• Supplied material
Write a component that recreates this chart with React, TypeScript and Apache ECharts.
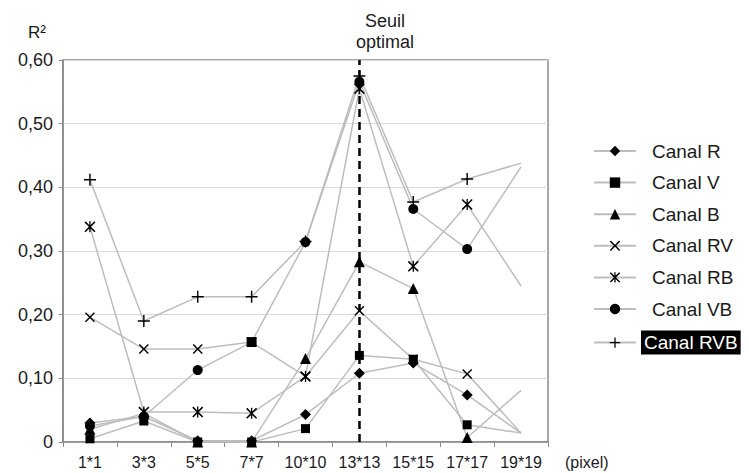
import React, { useEffect, useRef } from "react";
import * as echarts from "echarts";

const categories = ["1*1", "3*3", "5*5", "7*7", "10*10", "13*13", "15*15", "17*17", "19*19"];
const yTicks = [0, 0.1, 0.2, 0.3, 0.4, 0.5, 0.6];
const yTickLabels = ["0", "0,10", "0,20", "0,30", "0,40", "0,50", "0,60"];

const canalR = [0.03, 0.04, 0.002, 0.002, 0.043, 0.108, 0.124, 0.074, 0.014];
const canalV = [0.005, 0.033, 0.0, 0.0, 0.021, 0.136, 0.13, 0.027, 0.014];
const canalB = [0.02, 0.045, 0.0, 0.0, 0.131, 0.283, 0.241, 0.007, 0.081];
const canalRV = [0.196, 0.146, 0.146, 0.157, 0.103, 0.206, 0.13, 0.107, 0.014];
const canalRB = [0.338, 0.047, 0.047, 0.045, 0.103, 0.555, 0.276, 0.373, 0.245];
const canalVB = [0.025, 0.04, 0.113, 0.157, 0.314, 0.566, 0.366, 0.303, 0.432];
const canalRVB = [0.412, 0.19, 0.228, 0.228, 0.315, 0.575, 0.377, 0.413, 0.438];

const seriesNames = ["Canal R", "Canal V", "Canal B", "Canal RV", "Canal RB", "Canal VB", "Canal RVB"];
const optimalCategory = "13*13";

const X_PATH = "path://M0,1 L1,0 L5,4 L9,0 L10,1 L6,5 L10,9 L9,10 L5,6 L1,10 L0,9 L4,5 Z";
const AST_PATH =
  "path://M0,1 L1,0 L5,4 L9,0 L10,1 L6,5 L10,9 L9,10 L5,6 L1,10 L0,9 L4,5 Z M4.4,0 L5.6,0 L5.6,10 L4.4,10 Z";
const PLUS_PATH =
  "path://M4.4,0 L5.6,0 L5.6,4.4 L10,4.4 L10,5.6 L5.6,5.6 L5.6,10 L4.4,10 L4.4,5.6 L0,5.6 L0,4.4 L4.4,4.4 Z";

const FONT = "'Liberation Sans', Arial, sans-serif";
const TXT = "#1a1a1a";

export default function App() {
  const ref = useRef<HTMLDivElement>(null);
  useEffect(() => {
    if (!ref.current) return;
    const chart = echarts.init(ref.current, null, { renderer: "svg" });

    const seriesData = [canalR, canalV, canalB, canalRV, canalRB, canalVB, canalRVB];
    const symbols = ["diamond", "rect", "triangle", X_PATH, AST_PATH, "circle", PLUS_PATH];
    const sizes = [11, 9, 11, 10, 11, 10, 12];
    const last = categories.length - 1;

    const series: any[] = seriesData.map((vals, si) => ({
      name: seriesNames[si],
      type: "line",
      symbol: symbols[si],
      symbolSize: sizes[si],
      showAllSymbol: true,
      lineStyle: { color: "#bdbdbd", width: 1.5 },
      itemStyle: { color: "#000" },
      emphasis: { disabled: true },
      z: 2,
      data: vals.map((v, i) => {
        if (i === last) return { value: v, symbol: "none" };
        if (si === 5 && i === 3) return { value: v, symbol: "rect", symbolSize: 10 };
        return v;
      }),
    }));

    series[6].markLine = {
      silent: true,
      symbol: "none",
      label: { show: false },
      lineStyle: { color: "#000", width: 2.5, type: [8, 5] },
      data: [{ xAxis: optimalCategory }],
    };

    chart.setOption({
      animation: false,
      backgroundColor: "#fff",
      textStyle: { fontFamily: FONT },
      grid: {
        left: 63,
        top: 60,
        right: 201,
        bottom: 31,
        show: true,
        borderColor: "#8a8a8a",
        borderWidth: 1.5,
      },
      xAxis: {
        type: "category",
        data: categories,
        boundaryGap: true,
        axisLine: { lineStyle: { color: "#8a8a8a", width: 1.5 } },
        axisTick: { show: true, length: 5, lineStyle: { color: "#8a8a8a" } },
        axisLabel: {
          color: TXT,
          fontSize: 16,
          fontFamily: FONT,
          margin: 12,
          interval: 0,
          hideOverlap: false,
        },
        splitLine: { show: false },
      },
      yAxis: {
        type: "value",
        min: 0,
        max: 0.6,
        interval: 0.1,
        axisLine: { show: true, lineStyle: { color: "#8a8a8a", width: 1.5 } },
        axisTick: { show: true, length: 4, lineStyle: { color: "#8a8a8a" } },
        axisLabel: {
          color: TXT,
          fontSize: 18,
          fontFamily: FONT,
          margin: 10,
          formatter: (v: number) => {
            const idx = yTicks.findIndex((t) => Math.abs(t - v) < 1e-6);
            return idx >= 0 ? yTickLabels[idx] : "";
          },
        },
        splitLine: { show: true, lineStyle: { color: "#dadada", width: 1 } },
      },
      legend: {
        orient: "vertical",
        left: 593,
        top: 141,
        padding: 0,
        itemWidth: 42,
        itemHeight: 13,
        itemGap: 11.6,
        selectedMode: false,
        textStyle: {
          color: TXT,
          fontSize: 19,
          fontFamily: FONT,
          lineHeight: 20,
          padding: [0, 0, 0, 11],
        },
        data: seriesNames.map((n) =>
          n === "Canal RVB"
            ? {
                name: n,
                textStyle: {
                  color: "#fff",
                  backgroundColor: "#000",
                  padding: [2, 3, 2, 3],
                  fontSize: 19,
                  lineHeight: 20,
                },
              }
            : { name: n }
        ),
      },
      graphic: [
        {
          type: "text",
          left: 356,
          top: 10,
          style: {
            text: "Seuil\noptimal",
            fill: TXT,
            font: `18px ${FONT}`,
            textAlign: "center",
            lineHeight: 21,
          },
        },
        {
          type: "text",
          x: 37,
          y: 32,
          style: {
            text: "R²",
            fill: TXT,
            font: `17px ${FONT}`,
            textAlign: "center",
            textVerticalAlign: "middle",
          },
        },
        {
          type: "text",
          x: 565,
          y: 462,
          style: {
            text: "(pixel)",
            fill: TXT,
            font: `16px ${FONT}`,
            textAlign: "left",
            textVerticalAlign: "middle",
          },
        },
      ],
      series,
    });
    return () => chart.dispose();
  }, []);

  return (
    <div
      ref={ref}
      style={{ position: "fixed", left: 0, top: 0, width: 749, height: 473, background: "#fff" }}
    />
  );
}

• Instructions for the task
Each line of the data is to be duplicated exactly; pictures stay out of the copy.

• Solution to this task
Write a component that recreates this chart with React, TypeScript and Apache ECharts.
import React, { useEffect, useRef } from "react";
import * as echarts from "echarts";

const categories = ["1*1", "3*3", "5*5", "7*7", "10*10", "13*13", "15*15", "17*17", "19*19"];
const yTicks = [0, 0.1, 0.2, 0.3, 0.4, 0.5, 0.6];
const yTickLabels = ["0", "0,10", "0,20", "0,30", "0,40", "0,50", "0,60"];

const canalR = [0.03, 0.04, 0.002, 0.002, 0.043, 0.108, 0.124, 0.074, 0.014];
const canalV = [0.005, 0.033, 0.0, 0.0, 0.021, 0.136, 0.13, 0.027, 0.014];
const canalB = [0.02, 0.045, 0.0, 0.0, 0.131, 0.283, 0.241, 0.007, 0.081];
const canalRV = [0.196, 0.146, 0.146, 0.157, 0.103, 0.206, 0.13, 0.107, 0.014];
const canalRB = [0.338, 0.047, 0.047, 0.045, 0.103, 0.555, 0.276, 0.373, 0.245];
const canalVB = [0.025, 0.04, 0.113, 0.157, 0.314, 0.566, 0.366, 0.303, 0.432];
const canalRVB = [0.412, 0.19, 0.228, 0.228, 0.315, 0.575, 0.377, 0.413, 0.438];

const seriesNames = ["Canal R", "Canal V", "Canal B", "Canal RV", "Canal RB", "Canal VB", "Canal RVB"];
const optimalCategory = "13*13";

const X_PATH = "path://M0,1 L1,0 L5,4 L9,0 L10,1 L6,5 L10,9 L9,10 L5,6 L1,10 L0,9 L4,5 Z";
const AST_PATH =
  "path://M0,1 L1,0 L5,4 L9,0 L10,1 L6,5 L10,9 L9,10 L5,6 L1,10 L0,9 L4,5 Z M4.4,0 L5.6,0 L5.6,10 L4.4,10 Z";
const PLUS_PATH =
  "path://M4.4,0 L5.6,0 L5.6,4.4 L10,4.4 L10,5.6 L5.6,5.6 L5.6,10 L4.4,10 L4.4,5.6 L0,5.6 L0,4.4 L4.4,4.4 Z";

const FONT = "'Liberation Sans', Arial, sans-serif";
const TXT = "#1a1a1a";

export default function App() {
  const ref = useRef<HTMLDivElement>(null);
  useEffect(() => {
    if (!ref.current) return;
    const chart = echarts.init(ref.current, null, { renderer: "svg" });

    const seriesData = [canalR, canalV, canalB, canalRV, canalRB, canalVB, canalRVB];
    const symbols = ["diamond", "rect", "triangle", X_PATH, AST_PATH, "circle", PLUS_PATH];
    const sizes = [11, 9, 11, 10, 11, 10, 12];
    const last = categories.length - 1;

    const series: any[] = seriesData.map((vals, si) => ({
      name: seriesNames[si],
      type: "line",
      symbol: symbols[si],
      symbolSize: sizes[si],
      showAllSymbol: true,
      lineStyle: { color: "#bdbdbd", width: 1.5 },
      itemStyle: { color: "#000" },
      emphasis: { disabled: true },
      z: 2,
      data: vals.map((v, i) => {
        if (i === last) return { value: v, symbol: "none" };
        if (si === 5 && i === 3) return { value: v, symbol: "rect", symbolSize: 10 };
        return v;
      }),
    }));

    series[6].markLine = {
      silent: true,
      symbol: "none",
      label: { show: false },
      lineStyle: { color: "#000", width: 2.5, type: [8, 5] },
      data: [{ xAxis: optimalCategory }],
    };

    chart.setOption({
      animation: false,
      backgroundColor: "#fff",
      textStyle: { fontFamily: FONT },
      grid: {
        left: 63,
        top: 60,
        right: 201,
        bottom: 31,
        show: true,
        borderColor: "#8a8a8a",
        borderWidth: 1.5,
      },
      xAxis: {
        type: "category",
        data: categories,
        boundaryGap: true,
        axisLine: { lineStyle: { color: "#8a8a8a", width: 1.5 } },
        axisTick: { show: true, length: 5, lineStyle: { color: "#8a8a8a" } },
        axisLabel: {
          color: TXT,
          fontSize: 16,
          fontFamily: FONT,
          margin: 12,
          interval: 0,
          hideOverlap: false,
        },
        splitLine: { show: false },
      },
      yAxis: {
        type: "value",
        min: 0,
        max: 0.6,
        interval: 0.1,
        axisLine: { show: true, lineStyle: { color: "#8a8a8a", width: 1.5 } },
        axisTick: { show: true, length: 4, lineStyle: { color: "#8a8a8a" } },
        axisLabel: {
          color: TXT,
          fontSize: 18,
          fontFamily: FONT,
          margin: 10,
          formatter: (v: number) => {
            const idx = yTicks.findIndex((t) => Math.abs(t - v) < 1e-6);
            return idx >= 0 ? yTickLabels[idx] : "";
          },
        },
        splitLine: { show: true, lineStyle: { color: "#dadada", width: 1 } },
      },
      legend: {
        orient: "vertical",
        left: 593,
        top: 141,
        padding: 0,
        itemWidth: 42,
        itemHeight: 13,
        itemGap: 11.6,
        selectedMode: false,
        textStyle: {
          color: TXT,
          fontSize: 19,
          fontFamily: FONT,
          lineHeight: 20,
          padding: [0, 0, 0, 11],
        },
        data: seriesNames.map((n) =>
          n === "Canal RVB"
            ? {
                name: n,
                textStyle: {
                  color: "#fff",
                  backgroundColor: "#000",
                  padding: [2, 3, 2, 3],
                  fontSize: 19,
                  lineHeight: 20,
                },
              }
            : { name: n }
        ),
      },
      graphic: [
        {
          type: "text",
          left: 356,
          top: 10,
          style: {
            text: "Seuil\noptimal",
            fill: TXT,
            font: `18px ${FONT}`,
            textAlign: "center",
            lineHeight: 21,
          },
        },
        {
          type: "text",
          x: 37,
          y: 32,
          style: {
            text: "R²",
            fill: TXT,
            font: `17px ${FONT}`,
            textAlign: "center",
            textVerticalAlign: "middle",
          },
        },
        {
          type: "text",
          x: 565,
          y: 462,
          style: {
            text: "(pixel)",
            fill: TXT,
            font: `16px ${FONT}`,
            textAlign: "left",
            textVerticalAlign: "middle",
          },
        },
      ],
      series,
    });
    return () => chart.dispose();
  }, []);

  return (
    <div
      ref={ref}
      style={{ position: "fixed", left: 0, top: 0, width: 749, height: 473, background: "#fff" }}
    />
  );
}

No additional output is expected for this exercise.